» **OBJECTIVE**
Starting with the first line of the listing, quote each line exactly until and including the one with "const ticks = [0, 0.04, 0.08, 0.12, 0.16];", leaving pictures out.

» **SOURCE DATA**
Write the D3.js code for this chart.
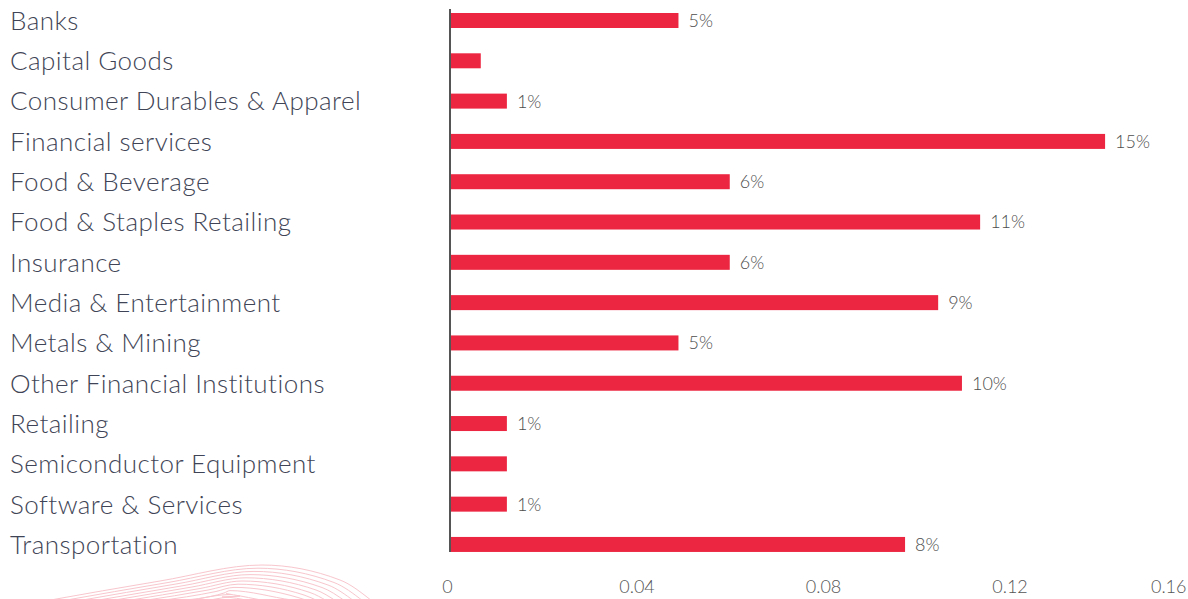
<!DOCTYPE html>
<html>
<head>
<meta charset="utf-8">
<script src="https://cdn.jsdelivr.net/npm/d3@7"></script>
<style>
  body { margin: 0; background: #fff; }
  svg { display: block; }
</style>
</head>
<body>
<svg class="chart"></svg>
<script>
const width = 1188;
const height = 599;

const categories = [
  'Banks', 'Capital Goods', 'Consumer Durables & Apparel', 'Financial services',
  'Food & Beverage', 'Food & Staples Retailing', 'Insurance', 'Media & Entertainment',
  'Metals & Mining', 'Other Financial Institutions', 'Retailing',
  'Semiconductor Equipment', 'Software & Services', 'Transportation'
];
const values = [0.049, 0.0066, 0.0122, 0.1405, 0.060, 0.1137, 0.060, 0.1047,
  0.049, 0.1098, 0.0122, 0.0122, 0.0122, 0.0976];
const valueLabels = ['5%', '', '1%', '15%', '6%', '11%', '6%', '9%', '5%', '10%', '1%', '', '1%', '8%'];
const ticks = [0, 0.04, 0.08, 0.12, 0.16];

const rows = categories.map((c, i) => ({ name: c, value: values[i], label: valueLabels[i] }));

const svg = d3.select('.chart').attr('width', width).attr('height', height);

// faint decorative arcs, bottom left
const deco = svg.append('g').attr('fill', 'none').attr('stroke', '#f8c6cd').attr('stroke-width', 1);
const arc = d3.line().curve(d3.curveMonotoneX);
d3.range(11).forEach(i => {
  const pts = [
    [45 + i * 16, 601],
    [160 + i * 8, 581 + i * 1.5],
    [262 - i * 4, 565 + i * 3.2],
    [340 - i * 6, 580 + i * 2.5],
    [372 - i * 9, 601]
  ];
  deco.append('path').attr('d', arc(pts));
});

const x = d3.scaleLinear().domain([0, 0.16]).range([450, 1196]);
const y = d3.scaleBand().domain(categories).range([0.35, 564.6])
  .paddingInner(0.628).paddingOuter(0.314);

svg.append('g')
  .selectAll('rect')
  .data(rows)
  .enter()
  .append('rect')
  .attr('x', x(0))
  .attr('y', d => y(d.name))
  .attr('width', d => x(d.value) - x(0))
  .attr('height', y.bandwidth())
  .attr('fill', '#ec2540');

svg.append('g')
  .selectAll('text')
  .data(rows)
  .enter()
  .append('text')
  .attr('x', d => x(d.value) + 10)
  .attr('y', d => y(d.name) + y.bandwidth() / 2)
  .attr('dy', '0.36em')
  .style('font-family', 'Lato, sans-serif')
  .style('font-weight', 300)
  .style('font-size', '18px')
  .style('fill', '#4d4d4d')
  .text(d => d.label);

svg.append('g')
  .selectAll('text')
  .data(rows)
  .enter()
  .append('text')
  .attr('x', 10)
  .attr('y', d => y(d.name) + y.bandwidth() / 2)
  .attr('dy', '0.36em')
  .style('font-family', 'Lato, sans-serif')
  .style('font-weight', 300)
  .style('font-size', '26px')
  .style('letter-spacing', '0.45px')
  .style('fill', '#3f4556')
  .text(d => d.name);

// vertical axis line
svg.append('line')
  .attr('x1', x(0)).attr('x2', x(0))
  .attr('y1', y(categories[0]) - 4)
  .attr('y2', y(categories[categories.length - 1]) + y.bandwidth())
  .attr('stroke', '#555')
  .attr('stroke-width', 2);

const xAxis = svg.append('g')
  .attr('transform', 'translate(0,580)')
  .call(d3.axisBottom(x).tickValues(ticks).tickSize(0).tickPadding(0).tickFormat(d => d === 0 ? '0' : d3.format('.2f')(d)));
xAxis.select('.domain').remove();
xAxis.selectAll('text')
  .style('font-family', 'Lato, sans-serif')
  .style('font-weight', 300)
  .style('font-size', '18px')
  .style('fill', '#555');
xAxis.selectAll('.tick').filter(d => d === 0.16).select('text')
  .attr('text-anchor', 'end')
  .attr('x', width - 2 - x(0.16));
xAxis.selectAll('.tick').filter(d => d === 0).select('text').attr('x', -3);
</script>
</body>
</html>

» **PROBLEM SOLUTION**
Write the D3.js code for this chart.
<!DOCTYPE html>
<html>
<head>
<meta charset="utf-8">
<script src="https://cdn.jsdelivr.net/npm/d3@7"></script>
<style>
  body { margin: 0; background: #fff; }
  svg { display: block; }
</style>
</head>
<body>
<svg class="chart"></svg>
<script>
const width = 1188;
const height = 599;

const categories = [
  'Banks', 'Capital Goods', 'Consumer Durables & Apparel', 'Financial services',
  'Food & Beverage', 'Food & Staples Retailing', 'Insurance', 'Media & Entertainment',
  'Metals & Mining', 'Other Financial Institutions', 'Retailing',
  'Semiconductor Equipment', 'Software & Services', 'Transportation'
];
const values = [0.049, 0.0066, 0.0122, 0.1405, 0.060, 0.1137, 0.060, 0.1047,
  0.049, 0.1098, 0.0122, 0.0122, 0.0122, 0.0976];
const valueLabels = ['5%', '', '1%', '15%', '6%', '11%', '6%', '9%', '5%', '10%', '1%', '', '1%', '8%'];
const ticks = [0, 0.04, 0.08, 0.12, 0.16];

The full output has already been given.